**Data excerpt:**
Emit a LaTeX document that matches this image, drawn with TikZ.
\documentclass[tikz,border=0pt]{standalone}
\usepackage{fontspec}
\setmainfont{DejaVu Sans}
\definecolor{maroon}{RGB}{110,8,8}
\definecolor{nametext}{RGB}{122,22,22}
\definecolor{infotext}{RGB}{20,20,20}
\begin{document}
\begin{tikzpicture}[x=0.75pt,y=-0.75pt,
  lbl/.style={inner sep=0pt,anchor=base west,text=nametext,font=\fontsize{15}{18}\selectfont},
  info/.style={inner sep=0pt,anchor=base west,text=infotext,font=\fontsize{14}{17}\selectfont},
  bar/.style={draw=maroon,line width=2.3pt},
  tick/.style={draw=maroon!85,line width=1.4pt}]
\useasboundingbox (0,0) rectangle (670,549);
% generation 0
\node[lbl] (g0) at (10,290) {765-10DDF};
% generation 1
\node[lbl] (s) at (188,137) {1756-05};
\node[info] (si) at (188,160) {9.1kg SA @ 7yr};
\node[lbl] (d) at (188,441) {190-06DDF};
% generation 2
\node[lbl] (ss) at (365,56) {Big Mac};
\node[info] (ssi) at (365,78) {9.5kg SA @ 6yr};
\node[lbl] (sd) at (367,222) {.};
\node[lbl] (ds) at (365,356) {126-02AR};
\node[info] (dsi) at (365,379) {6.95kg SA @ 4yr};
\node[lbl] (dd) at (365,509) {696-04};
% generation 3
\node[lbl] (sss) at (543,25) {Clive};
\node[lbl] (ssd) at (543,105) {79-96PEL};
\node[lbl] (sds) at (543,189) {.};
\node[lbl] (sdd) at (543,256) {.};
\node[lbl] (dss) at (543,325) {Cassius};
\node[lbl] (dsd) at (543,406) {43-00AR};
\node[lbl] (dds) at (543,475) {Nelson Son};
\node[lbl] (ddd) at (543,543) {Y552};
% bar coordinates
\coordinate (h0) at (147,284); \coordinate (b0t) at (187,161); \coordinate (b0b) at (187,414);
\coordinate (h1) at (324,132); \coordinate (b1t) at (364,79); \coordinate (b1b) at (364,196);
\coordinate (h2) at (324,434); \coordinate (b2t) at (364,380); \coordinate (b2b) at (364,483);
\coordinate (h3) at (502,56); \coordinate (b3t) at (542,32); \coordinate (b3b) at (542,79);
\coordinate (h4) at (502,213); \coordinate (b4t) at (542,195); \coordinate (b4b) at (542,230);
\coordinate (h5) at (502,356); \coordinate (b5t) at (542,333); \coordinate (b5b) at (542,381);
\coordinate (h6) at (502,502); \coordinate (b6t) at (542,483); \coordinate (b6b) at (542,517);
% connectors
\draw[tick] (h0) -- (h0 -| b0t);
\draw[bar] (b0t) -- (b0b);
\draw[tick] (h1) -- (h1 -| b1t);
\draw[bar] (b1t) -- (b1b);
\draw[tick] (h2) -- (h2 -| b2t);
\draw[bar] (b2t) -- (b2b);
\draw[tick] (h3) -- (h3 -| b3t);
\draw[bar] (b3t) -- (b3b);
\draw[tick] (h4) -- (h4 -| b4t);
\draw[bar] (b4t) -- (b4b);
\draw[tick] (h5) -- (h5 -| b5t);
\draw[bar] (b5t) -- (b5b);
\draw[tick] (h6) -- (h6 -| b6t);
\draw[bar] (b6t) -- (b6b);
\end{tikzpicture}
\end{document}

**Task directions:** Each line above is to be repeated exactly.

**Task solution:**
Emit a LaTeX document that matches this image, drawn with TikZ.
\documentclass[tikz,border=0pt]{standalone}
\usepackage{fontspec}
\setmainfont{DejaVu Sans}
\definecolor{maroon}{RGB}{110,8,8}
\definecolor{nametext}{RGB}{122,22,22}
\definecolor{infotext}{RGB}{20,20,20}
\begin{document}
\begin{tikzpicture}[x=0.75pt,y=-0.75pt,
  lbl/.style={inner sep=0pt,anchor=base west,text=nametext,font=\fontsize{15}{18}\selectfont},
  info/.style={inner sep=0pt,anchor=base west,text=infotext,font=\fontsize{14}{17}\selectfont},
  bar/.style={draw=maroon,line width=2.3pt},
  tick/.style={draw=maroon!85,line width=1.4pt}]
\useasboundingbox (0,0) rectangle (670,549);
% generation 0
\node[lbl] (g0) at (10,290) {765-10DDF};
% generation 1
\node[lbl] (s) at (188,137) {1756-05};
\node[info] (si) at (188,160) {9.1kg SA @ 7yr};
\node[lbl] (d) at (188,441) {190-06DDF};
% generation 2
\node[lbl] (ss) at (365,56) {Big Mac};
\node[info] (ssi) at (365,78) {9.5kg SA @ 6yr};
\node[lbl] (sd) at (367,222) {.};
\node[lbl] (ds) at (365,356) {126-02AR};
\node[info] (dsi) at (365,379) {6.95kg SA @ 4yr};
\node[lbl] (dd) at (365,509) {696-04};
% generation 3
\node[lbl] (sss) at (543,25) {Clive};
\node[lbl] (ssd) at (543,105) {79-96PEL};
\node[lbl] (sds) at (543,189) {.};
\node[lbl] (sdd) at (543,256) {.};
\node[lbl] (dss) at (543,325) {Cassius};
\node[lbl] (dsd) at (543,406) {43-00AR};
\node[lbl] (dds) at (543,475) {Nelson Son};
\node[lbl] (ddd) at (543,543) {Y552};
% bar coordinates
\coordinate (h0) at (147,284); \coordinate (b0t) at (187,161); \coordinate (b0b) at (187,414);
\coordinate (h1) at (324,132); \coordinate (b1t) at (364,79); \coordinate (b1b) at (364,196);
\coordinate (h2) at (324,434); \coordinate (b2t) at (364,380); \coordinate (b2b) at (364,483);
\coordinate (h3) at (502,56); \coordinate (b3t) at (542,32); \coordinate (b3b) at (542,79);
\coordinate (h4) at (502,213); \coordinate (b4t) at (542,195); \coordinate (b4b) at (542,230);
\coordinate (h5) at (502,356); \coordinate (b5t) at (542,333); \coordinate (b5b) at (542,381);
\coordinate (h6) at (502,502); \coordinate (b6t) at (542,483); \coordinate (b6b) at (542,517);
% connectors
\draw[tick] (h0) -- (h0 -| b0t);
\draw[bar] (b0t) -- (b0b);
\draw[tick] (h1) -- (h1 -| b1t);
\draw[bar] (b1t) -- (b1b);
\draw[tick] (h2) -- (h2 -| b2t);
\draw[bar] (b2t) -- (b2b);
\draw[tick] (h3) -- (h3 -| b3t);
\draw[bar] (b3t) -- (b3b);
\draw[tick] (h4) -- (h4 -| b4t);
\draw[bar] (b4t) -- (b4b);
\draw[tick] (h5) -- (h5 -| b5t);
\draw[bar] (b5t) -- (b5b);
\draw[tick] (h6) -- (h6 -| b6t);
\draw[bar] (b6t) -- (b6b);
\end{tikzpicture}
\end{document}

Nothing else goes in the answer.